DATA IN THIS EXERCISE
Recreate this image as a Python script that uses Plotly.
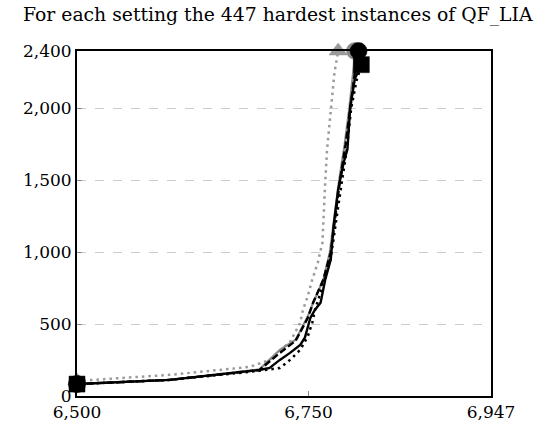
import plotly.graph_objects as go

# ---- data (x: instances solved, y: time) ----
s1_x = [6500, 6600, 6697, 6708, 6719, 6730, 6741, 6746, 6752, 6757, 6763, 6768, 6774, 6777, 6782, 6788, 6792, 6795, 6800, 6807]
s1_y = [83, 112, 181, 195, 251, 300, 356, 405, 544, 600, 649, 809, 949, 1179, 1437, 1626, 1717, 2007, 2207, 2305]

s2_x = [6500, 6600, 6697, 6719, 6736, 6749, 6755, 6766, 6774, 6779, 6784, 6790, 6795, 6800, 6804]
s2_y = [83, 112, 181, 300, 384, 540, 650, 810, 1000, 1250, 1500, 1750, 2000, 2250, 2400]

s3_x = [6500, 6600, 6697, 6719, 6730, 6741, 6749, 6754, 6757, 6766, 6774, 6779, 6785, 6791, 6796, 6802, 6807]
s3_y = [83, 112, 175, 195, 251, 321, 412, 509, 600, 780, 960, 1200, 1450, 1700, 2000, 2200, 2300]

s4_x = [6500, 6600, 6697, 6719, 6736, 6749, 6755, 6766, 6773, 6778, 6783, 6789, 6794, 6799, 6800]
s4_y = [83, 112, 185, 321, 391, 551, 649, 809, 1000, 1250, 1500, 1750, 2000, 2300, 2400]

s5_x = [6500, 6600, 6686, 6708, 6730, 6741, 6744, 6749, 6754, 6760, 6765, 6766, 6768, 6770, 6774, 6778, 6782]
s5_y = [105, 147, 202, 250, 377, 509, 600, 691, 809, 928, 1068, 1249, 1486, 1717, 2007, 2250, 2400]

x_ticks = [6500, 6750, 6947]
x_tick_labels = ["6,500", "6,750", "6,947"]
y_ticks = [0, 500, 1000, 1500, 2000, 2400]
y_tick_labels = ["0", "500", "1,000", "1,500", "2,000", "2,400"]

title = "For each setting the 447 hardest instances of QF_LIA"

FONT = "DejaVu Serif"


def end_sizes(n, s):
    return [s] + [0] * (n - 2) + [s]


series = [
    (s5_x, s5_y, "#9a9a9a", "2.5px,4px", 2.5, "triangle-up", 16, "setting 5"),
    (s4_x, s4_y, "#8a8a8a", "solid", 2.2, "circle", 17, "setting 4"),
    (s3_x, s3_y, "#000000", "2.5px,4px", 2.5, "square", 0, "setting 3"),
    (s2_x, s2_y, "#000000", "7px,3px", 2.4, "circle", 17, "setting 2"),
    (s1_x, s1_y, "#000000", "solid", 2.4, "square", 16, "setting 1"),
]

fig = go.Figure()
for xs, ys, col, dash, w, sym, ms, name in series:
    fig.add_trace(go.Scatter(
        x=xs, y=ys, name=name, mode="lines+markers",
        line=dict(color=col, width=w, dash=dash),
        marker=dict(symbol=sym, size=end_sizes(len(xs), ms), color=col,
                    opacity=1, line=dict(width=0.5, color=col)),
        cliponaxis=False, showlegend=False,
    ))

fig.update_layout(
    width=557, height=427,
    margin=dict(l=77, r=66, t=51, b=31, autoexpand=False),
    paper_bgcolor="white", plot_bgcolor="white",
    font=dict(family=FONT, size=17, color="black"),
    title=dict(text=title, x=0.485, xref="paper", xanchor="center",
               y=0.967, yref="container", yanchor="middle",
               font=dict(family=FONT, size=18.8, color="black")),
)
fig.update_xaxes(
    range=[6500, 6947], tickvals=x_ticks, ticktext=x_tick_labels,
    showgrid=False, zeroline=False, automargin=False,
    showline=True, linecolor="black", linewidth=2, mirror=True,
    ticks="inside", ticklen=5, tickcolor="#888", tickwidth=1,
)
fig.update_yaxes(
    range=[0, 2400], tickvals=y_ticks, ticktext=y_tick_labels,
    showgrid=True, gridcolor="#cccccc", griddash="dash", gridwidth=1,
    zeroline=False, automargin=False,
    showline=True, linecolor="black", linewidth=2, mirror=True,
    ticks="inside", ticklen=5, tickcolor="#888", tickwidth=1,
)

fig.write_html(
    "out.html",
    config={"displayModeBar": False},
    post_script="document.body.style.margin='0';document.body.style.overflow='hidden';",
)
...
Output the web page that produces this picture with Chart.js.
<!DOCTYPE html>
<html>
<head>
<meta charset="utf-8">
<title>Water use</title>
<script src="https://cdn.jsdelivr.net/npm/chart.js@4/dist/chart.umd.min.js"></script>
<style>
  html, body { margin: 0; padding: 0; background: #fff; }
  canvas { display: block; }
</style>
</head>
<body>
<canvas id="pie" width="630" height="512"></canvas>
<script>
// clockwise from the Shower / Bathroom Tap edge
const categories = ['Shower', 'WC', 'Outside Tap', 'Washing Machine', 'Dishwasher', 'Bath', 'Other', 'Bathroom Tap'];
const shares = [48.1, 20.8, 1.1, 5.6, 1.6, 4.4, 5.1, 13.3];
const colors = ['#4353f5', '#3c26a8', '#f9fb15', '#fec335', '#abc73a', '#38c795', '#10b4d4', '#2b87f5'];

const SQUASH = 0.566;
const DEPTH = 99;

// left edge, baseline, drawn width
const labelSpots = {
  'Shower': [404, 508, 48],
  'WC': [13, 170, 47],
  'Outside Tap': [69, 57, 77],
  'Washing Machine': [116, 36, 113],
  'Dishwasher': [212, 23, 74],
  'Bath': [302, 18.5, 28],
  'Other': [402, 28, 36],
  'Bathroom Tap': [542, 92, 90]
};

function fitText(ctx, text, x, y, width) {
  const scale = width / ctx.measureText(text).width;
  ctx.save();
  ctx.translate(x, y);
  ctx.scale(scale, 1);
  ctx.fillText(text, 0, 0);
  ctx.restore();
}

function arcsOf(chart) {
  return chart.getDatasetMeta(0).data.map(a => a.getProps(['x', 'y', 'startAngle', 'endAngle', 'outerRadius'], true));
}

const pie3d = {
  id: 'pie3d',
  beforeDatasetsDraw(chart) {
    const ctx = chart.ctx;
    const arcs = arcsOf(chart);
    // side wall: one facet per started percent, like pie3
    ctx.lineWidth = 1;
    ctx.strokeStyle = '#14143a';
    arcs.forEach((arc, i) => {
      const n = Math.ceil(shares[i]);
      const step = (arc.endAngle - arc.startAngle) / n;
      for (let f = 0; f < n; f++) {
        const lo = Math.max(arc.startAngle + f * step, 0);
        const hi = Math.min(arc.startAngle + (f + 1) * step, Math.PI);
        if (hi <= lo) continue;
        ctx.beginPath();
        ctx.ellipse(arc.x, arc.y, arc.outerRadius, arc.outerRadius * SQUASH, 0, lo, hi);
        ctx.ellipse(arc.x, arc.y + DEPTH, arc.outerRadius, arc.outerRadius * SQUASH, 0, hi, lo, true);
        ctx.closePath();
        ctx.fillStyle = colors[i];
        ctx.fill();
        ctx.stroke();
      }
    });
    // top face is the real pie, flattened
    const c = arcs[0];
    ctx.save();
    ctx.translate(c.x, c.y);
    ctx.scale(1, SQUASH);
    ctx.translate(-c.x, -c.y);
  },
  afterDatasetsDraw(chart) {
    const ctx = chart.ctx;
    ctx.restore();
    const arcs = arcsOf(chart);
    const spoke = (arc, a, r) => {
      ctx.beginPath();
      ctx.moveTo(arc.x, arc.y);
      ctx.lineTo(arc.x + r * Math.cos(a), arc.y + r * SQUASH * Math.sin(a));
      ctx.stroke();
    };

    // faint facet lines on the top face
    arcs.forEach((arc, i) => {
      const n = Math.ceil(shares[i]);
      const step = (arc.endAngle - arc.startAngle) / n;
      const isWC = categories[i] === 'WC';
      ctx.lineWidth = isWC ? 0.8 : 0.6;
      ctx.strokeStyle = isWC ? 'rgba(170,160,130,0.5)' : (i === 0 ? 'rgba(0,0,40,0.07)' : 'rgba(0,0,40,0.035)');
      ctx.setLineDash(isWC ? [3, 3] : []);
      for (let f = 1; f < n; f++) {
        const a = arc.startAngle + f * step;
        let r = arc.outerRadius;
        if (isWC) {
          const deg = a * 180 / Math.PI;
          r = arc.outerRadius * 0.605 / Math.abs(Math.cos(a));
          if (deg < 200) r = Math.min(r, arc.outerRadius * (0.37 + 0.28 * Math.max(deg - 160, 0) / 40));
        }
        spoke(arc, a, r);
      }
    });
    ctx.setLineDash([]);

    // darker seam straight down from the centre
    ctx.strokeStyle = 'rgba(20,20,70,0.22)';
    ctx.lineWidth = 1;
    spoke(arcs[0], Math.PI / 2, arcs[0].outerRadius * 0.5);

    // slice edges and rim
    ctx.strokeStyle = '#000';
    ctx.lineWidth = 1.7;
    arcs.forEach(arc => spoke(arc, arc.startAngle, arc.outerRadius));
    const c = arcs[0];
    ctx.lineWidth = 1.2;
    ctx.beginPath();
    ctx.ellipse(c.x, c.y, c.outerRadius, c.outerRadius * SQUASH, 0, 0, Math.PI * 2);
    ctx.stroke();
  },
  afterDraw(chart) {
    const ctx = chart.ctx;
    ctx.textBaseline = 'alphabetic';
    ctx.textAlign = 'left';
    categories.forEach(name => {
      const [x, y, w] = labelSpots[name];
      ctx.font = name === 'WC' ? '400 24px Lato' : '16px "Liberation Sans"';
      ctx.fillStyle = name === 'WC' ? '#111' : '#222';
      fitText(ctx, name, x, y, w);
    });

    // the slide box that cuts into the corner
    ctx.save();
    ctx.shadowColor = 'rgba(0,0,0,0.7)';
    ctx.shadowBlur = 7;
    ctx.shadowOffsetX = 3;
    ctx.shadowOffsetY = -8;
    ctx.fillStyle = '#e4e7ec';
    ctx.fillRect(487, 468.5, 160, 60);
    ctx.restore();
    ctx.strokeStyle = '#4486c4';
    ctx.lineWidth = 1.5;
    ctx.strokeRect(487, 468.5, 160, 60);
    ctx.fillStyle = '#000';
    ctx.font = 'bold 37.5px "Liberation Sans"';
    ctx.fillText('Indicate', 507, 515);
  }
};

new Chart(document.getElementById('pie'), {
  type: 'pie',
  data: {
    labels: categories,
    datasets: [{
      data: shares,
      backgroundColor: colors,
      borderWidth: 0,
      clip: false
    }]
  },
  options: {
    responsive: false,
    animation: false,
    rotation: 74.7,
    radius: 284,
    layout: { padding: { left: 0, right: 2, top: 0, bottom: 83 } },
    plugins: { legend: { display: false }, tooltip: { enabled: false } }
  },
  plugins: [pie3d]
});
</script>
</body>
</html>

WHAT IS ASKED
All lines above starting at the one with "Recreate this image" and ending at the one with "2007, 2207, 2305]", inclusive, are to be printed again exactly, with the pictures left out.

ANSWER TO THIS EXERCISE
Recreate this image as a Python script that uses Plotly.
import plotly.graph_objects as go

# ---- data (x: instances solved, y: time) ----
s1_x = [6500, 6600, 6697, 6708, 6719, 6730, 6741, 6746, 6752, 6757, 6763, 6768, 6774, 6777, 6782, 6788, 6792, 6795, 6800, 6807]
s1_y = [83, 112, 181, 195, 251, 300, 356, 405, 544, 600, 649, 809, 949, 1179, 1437, 1626, 1717, 2007, 2207, 2305]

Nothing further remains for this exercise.